PESHAWAR: Polio: donors unsatisfied with EPI results
By Our Correspondent
PESHAWAR, Sept 23: Donors have expressed concern over ‘low’ immunisation coverage of seven vaccine-preventable diseases in the NWFP and Fata and said that despite the availability of huge financial resources, the health department has failed to deliver.
Launched in 1976, the Expanded Programme on Immunisation (EPI) was turned into a full-fledged department in 1996. However, it has not yet delivered the desired results because of staff shortage, administrative bottlenecks and lack of resources to meet the target.
According to a WHO official, the overall immunisation coverage is stated to be above 80 per cent which is ‘always suspicious’. “EPI staff send false reports about the coverage,” he said.

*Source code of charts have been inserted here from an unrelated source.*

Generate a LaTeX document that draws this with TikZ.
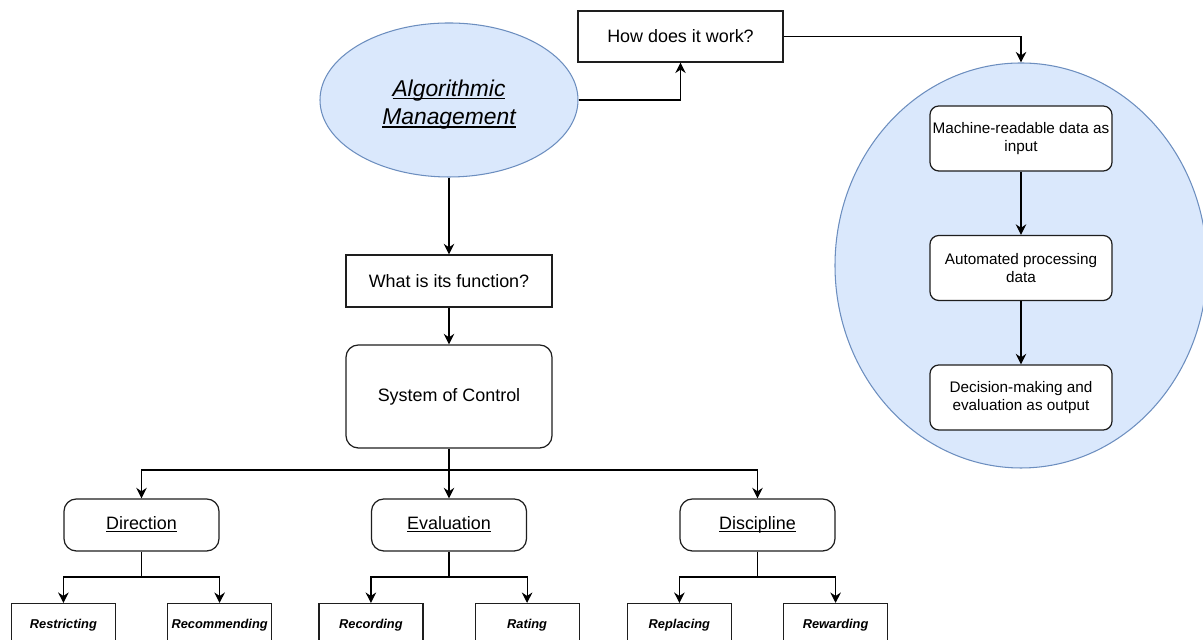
\documentclass[tikz,border=0pt]{standalone}
\usepackage{fontspec}
\setmainfont{Liberation Sans}
\usetikzlibrary{
  arrows.meta,
  positioning,
  shapes.geometric,
  calc
}
\definecolor{amfill}{HTML}{DAE8FC}
\definecolor{amdraw}{HTML}{6C8EBF}
\definecolor{boxline}{RGB}{30,30,30}

% underline close to the baseline (descenders cross it)
\newcommand{\ulabel}[1]{%
  \setbox0=\hbox{#1}\rlap{\rule[-0.12em]{\wd0}{0.055em}}\box0}

\tikzset{
  conn/.style={draw=black, line width=0.7pt},
  connarrow/.style={conn, -{Stealth[length=6pt, width=6pt, inset=2pt]}},
  plainbox/.style={draw=boxline, line width=0.7pt, fill=white, inner sep=2pt,
    align=center, font=\fontsize{10.2}{12.5}\selectfont},
  roundbox/.style={plainbox, rounded corners=7pt},
  branchbox/.style={roundbox, minimum width=3.1cm, minimum height=1.04cm,
    text height=0.75em, text depth=0.22em},
  stepbox/.style={roundbox, rounded corners=5pt, minimum width=3.64cm, minimum height=1.3cm,
    inner sep=1pt, font=\fontsize{8.7}{10.2}\selectfont},
  leafbox/.style={plainbox, minimum width=2.08cm, minimum height=0.86cm,
    font=\fontsize{7.3}{9}\selectfont\bfseries\itshape}
}

\newcommand{\drawBranch}[5]{%
  % #1 name, #2 x, #3 label, #4 left leaf, #5 right leaf
  \node[branchbox] (#1) at (#2, 2.30) {\ulabel{#3}};
  \node[leafbox, anchor=north] (#1L) at (#1.west |- 0,0.74) {#4};
  \node[leafbox, anchor=north] (#1R) at (#1.east |- 0,0.74) {#5};
  \coordinate (#1J) at (#2, 1.26);
  \draw[conn] (#1.south) -- (#1J);
  \draw[connarrow] (#1J) -| (#1L.north);
  \draw[connarrow] (#1J) -| (#1R.north);
}

\begin{document}
\begin{tikzpicture}

  \useasboundingbox (0,0) rectangle (24.06,12.8);
  \clip (0,0) rectangle (24.06,12.8);

  % -- top: the concept and its two questions --
  \node[ellipse, draw=amdraw, fill=amfill, line width=0.6pt, inner sep=0pt,
        minimum width=5.16cm, minimum height=3.08cm, align=center,
        font=\fontsize{13}{16}\selectfont\itshape] (am) at (8.98, 10.80)
    {\rule{0pt}{1.15em}\ulabel{Algorithmic}\\\ulabel{Management}};
  \node[plainbox, minimum width=4.1cm, minimum height=1.02cm] (how) at (13.61, 12.07)
    {How does it work?};
  \node[plainbox, minimum width=4.12cm, minimum height=1.04cm] (func) at (8.98, 7.18)
    {What is its function?};
  \node[roundbox, minimum width=4.12cm, minimum height=2.06cm] (soc) at (8.98, 4.87)
    {System of Control};

  \draw[connarrow] (am.east) -| (how.south);
  \draw[connarrow] (am.south) -- (func.north);
  \draw[connarrow] (func.south) -- (soc.north);

  % -- right: how it works --
  \node[ellipse, draw=amdraw, fill=amfill, line width=0.6pt, inner sep=0pt,
        minimum width=7.44cm, minimum height=8.1cm] (flow) at (20.42, 7.49) {};
  \node[stepbox] (input) at (20.42, 10.03) {Machine-readable data as\\input};
  \node[stepbox] (proc) at (20.42, 7.44) {Automated processing\\data};
  \node[stepbox] (output) at (20.42, 4.85) {Decision-making and\\evaluation as output};

  \draw[connarrow] (how.east) -| (flow.north);
  \draw[connarrow] (input.south) -- (proc.north);
  \draw[connarrow] (proc.south) -- (output.north);

  % -- bottom: the three functions --
  \drawBranch{dir}{2.83}{Direction}{Restricting}{Recommending}
  \drawBranch{eval}{8.98}{Evaluation}{Recording}{Rating}
  \drawBranch{disc}{15.15}{Discipline}{Replacing}{Rewarding}

  \coordinate (split) at (8.98, 3.40);
  \draw[conn] (soc.south) -- (split);
  \draw[connarrow] (split) -| (dir.north);
  \draw[connarrow] (split) -- (eval.north);
  \draw[connarrow] (split) -| (disc.north);

\end{tikzpicture}
\end{document}
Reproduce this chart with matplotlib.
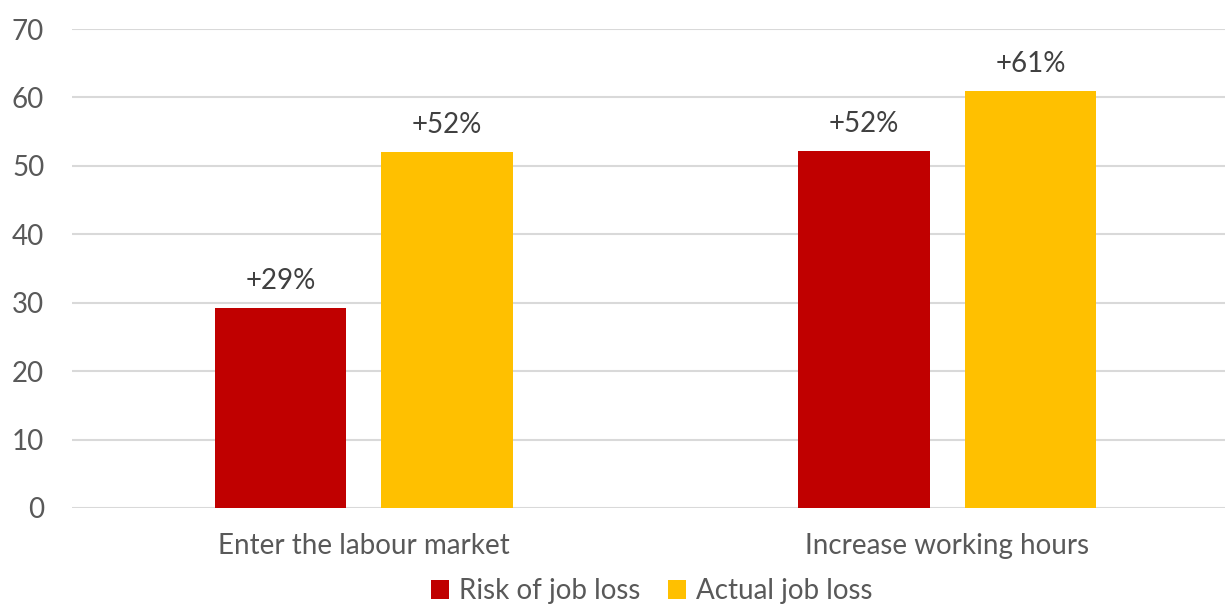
import matplotlib
matplotlib.use("Agg")
import matplotlib.pyplot as plt
import numpy as np

categories = ["Enter the labour market", "Increase working hours"]
risk = [29.3, 52.2]
actual = [52.0, 61.0]
risk_labels = ["+29%", "+52%"]
actual_labels = ["+52%", "+61%"]
series_names = ["Risk of job loss", "Actual job loss"]
colors = ["#C00000", "#FFC000"]

plt.rcParams['font.family'] = ['Lato', 'DejaVu Sans']
txt = "#595959"
fs = 20
W, H = 1225, 605
fig = plt.figure(figsize=(W/100, H/100), dpi=100)
ax = fig.add_axes([72/W, 1-508/H, (1225-72)/W, (508-29)/H])

x = np.arange(len(categories))
bw = 0.225
off = (bw + 0.06) / 2
b1 = ax.bar(x - off, risk, bw, color=colors[0], label=series_names[0], zorder=3)
b2 = ax.bar(x + off, actual, bw, color=colors[1], label=series_names[1], zorder=3)
for bars, labs in ((b1, risk_labels), (b2, actual_labels)):
    for r, l in zip(bars, labs):
        ax.annotate(l, (r.get_x() + r.get_width()/2, r.get_height()),
                    xytext=(0, 10), textcoords="offset points",
                    ha="center", va="bottom", fontsize=fs, color="#404040")

ax.set_xlim(-0.5, 1.476)
ax.set_ylim(0, 70)
ax.set_yticks(range(0, 71, 10))
ax.yaxis.grid(True, color="#D9D9D9", linewidth=1.5, zorder=0)
ax.set_axisbelow(True)
for s in ax.spines.values():
    s.set_visible(False)
ax.tick_params(axis="both", length=0, labelsize=fs, colors=txt)
ax.tick_params(axis="y", pad=20)
ax.tick_params(axis="x", pad=18)
ax.set_xticks(x)
ax.set_xticklabels(categories)

fig.legend(handles=[b1, b2], labels=series_names, loc="center",
           bbox_to_anchor=(652/W, 1-591/H), ncol=2, frameon=False,
           fontsize=fs, labelcolor=txt, handlelength=0.65, handleheight=0.65,
           handletextpad=0.35, columnspacing=1.0)

fig.savefig("out.png", dpi=100)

About 1,100 EPI technicians in the NWFP and Fata are tasked with administering the vaccine to 5.5 million children below the age of five at the fixed centres, besides approaching people door to door.
“However, the EPI staff do not have vehicles to reach far-flung areas. They have to travel on foot which is not an easy task,” said the official. “Besides, lack of awareness among the parents regarding the importance of the vaccination is also a big impediment,” he added.
“Worse is the case of Fata where male technicians are not allowed to visit the houses while the EPI is devoid of the services of female technicians,” he said.
In order to increase the coverage, the WHO launched Polio Eradication Initiative (PEI) in 1994 and ran special immunisation campaigns.
Till 2001, there were five National Immunisation Days (NIDs), increased to eight in 2002, while the fixed centres are used as backup.
On a single campaign, the donor agencies spend an amount of Rs35 million on hiring of staff to work for three days, while a fourth day is reserved for special immunisation activities to vaccinate those who could not be reached during the first three days.
“Some of the EPI centres do not have any technicians while others only have the services of three to four,” said the WHO official.
He also called for doing away with political interference in the transfer and posting of EPI technicians. “It is the politicians who call the shots and EDOs (health) have no power to post or transfer technicians, which is casting a negative effect on the EPI campaign,” he said.
Meanwhile, the health department has received Rs337.6 million under the Global Alliance for Vaccines and Immunisation (Gavi) programme, launched by Bill Gates of the Microsoft and his wife Melinda Gates. However, the coverage is yet to improve.
Under the Gavi, the department is supposed to appoint 157 new technicians to cope with the increasing workload, besides establishing 337 new EPI centres, but they are still non-existent.